MODERNISATION DES ‘’DAARAS’’
L’approche positive du concept ‘’Daara communautaire’’
Ils ont suscité beaucoup de polémiques, lors de leur lancement. Les ‘’daaras’’ offrent pourtant des expériences positives. Dans une note stratégique publiée hier, l’ONG Save The Children révèle les observations qu’elle a faites du concept de ‘’Daara communautaire’’ qu’elle a initié. La pandémie de coronavirus et les restrictions qui l’accompagnent ont amené à un retrait de beaucoup d’enfants talibés des rues. Et dans un contexte politique actuel favorable pour un plaidoyer, Save The Children appelle à l’identification et à l’activation de leviers pour une appropriation et une institutionnalisation du concept de ‘’Daara communautaire’’.
L’ONG a testé deux stratégies, à partir de 2008. Une première en milieu rural (région nord du Sénégal) avec ‘’le développement d’un modèle s’appuyant sur la recommunautarisation du ‘daara’ à travers les organisations communautaires d’appui au ‘daara’ garant et acteurs principaux de la mobilisation communautaire autour du ‘daara’. Et un seconde en milieu urbain (ville de Dakar) avec le développement d’un modèle s’appuyant sur l’implication des élus locaux pour construire un programme de gestion locale avec les ‘daaras’’’.

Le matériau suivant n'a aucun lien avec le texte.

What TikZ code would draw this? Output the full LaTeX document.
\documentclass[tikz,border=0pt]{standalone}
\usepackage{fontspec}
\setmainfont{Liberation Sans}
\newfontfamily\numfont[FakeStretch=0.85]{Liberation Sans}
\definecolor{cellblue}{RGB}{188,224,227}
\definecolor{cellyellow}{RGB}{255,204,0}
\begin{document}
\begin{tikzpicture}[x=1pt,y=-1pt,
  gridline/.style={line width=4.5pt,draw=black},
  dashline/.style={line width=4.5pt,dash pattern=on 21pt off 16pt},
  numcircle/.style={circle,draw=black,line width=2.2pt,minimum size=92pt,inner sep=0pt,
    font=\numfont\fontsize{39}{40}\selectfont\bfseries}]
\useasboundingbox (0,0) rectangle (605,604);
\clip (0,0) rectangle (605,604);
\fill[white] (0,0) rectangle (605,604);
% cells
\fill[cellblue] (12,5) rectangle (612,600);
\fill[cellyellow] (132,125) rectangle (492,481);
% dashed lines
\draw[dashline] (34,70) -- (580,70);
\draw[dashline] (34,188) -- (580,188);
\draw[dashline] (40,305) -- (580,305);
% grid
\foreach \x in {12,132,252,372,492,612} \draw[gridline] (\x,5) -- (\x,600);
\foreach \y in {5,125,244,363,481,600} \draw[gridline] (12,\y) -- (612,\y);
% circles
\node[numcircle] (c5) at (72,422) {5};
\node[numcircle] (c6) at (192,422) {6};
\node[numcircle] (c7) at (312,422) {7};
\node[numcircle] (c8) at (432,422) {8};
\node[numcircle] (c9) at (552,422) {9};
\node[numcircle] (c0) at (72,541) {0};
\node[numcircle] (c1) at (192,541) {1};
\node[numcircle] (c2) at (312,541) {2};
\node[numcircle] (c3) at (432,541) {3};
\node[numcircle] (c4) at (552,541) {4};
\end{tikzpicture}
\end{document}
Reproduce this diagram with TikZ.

Les expériences ont montré que malgré la présupposée non-acceptation de la part des maîtres coraniques de l’introduction d’éléments comme le français et l’apprentissage aux métiers, le projet a suscité l’engouement et l’intérêt. Le programme-manager Save the Children témoigne : ‘’La découverte a été qu’en 45 jours, les enfants savaient tous compter jusqu’à 1 000 en français. C’était inattendu. On s’est rendu compte qu’à travers la mendicité, ils savaient faire le calcul et qu’en fin de compte, il leur manquait uniquement l’écrit.’’
La note stratégique intitulée ‘’Le concept ‘Daara communautaire’ : une solution à l’éducation, à la protection et au respect des droits des enfants talibés au Sénégal’’ précise que l’école formelle a été prise comme partenaire pour améliorer l’enseignement dans les ‘daaras’ et des volontaires de l’éducation ont été mis à contribution. Dans un cadre de travail partenarial large avec le Men et toutes les autres parties prenantes (y compris les représentations de maîtres coraniques), des inspecteurs ont été rassemblés pour élaborer un curriculum compressé en trois ans et un référentiel ‘Éducation de base aux enfants talibé’. A la fin de trois ans de formation, poursuit-elle, ce référentiel permet aux enfants de sortir avec le niveau CM2, CM1 ou CE2 et de faire la passerelle vers l’école formelle. Révisé depuis, ce référentiel est aujourd’hui à sa version n°3.
‘’Il y avait une réparation d’un forage à faire dans une communauté. Le projet a alors proposé d’organiser une formation en plomberie pour cinq enfants talibés. Cela répondait aux besoins de la communauté. La leçon apprise, c’est que si les activités répondent aux besoins concrets de la communauté, alors elle se mobilise et cela permet d’apporter des réponses d’intégration professionnelle des enfants talibés’’. Par cette anecdote, le programme-manager montre qu’avec la bonne méthode, tous les impliqués peuvent sortir gagnant de cette expérience.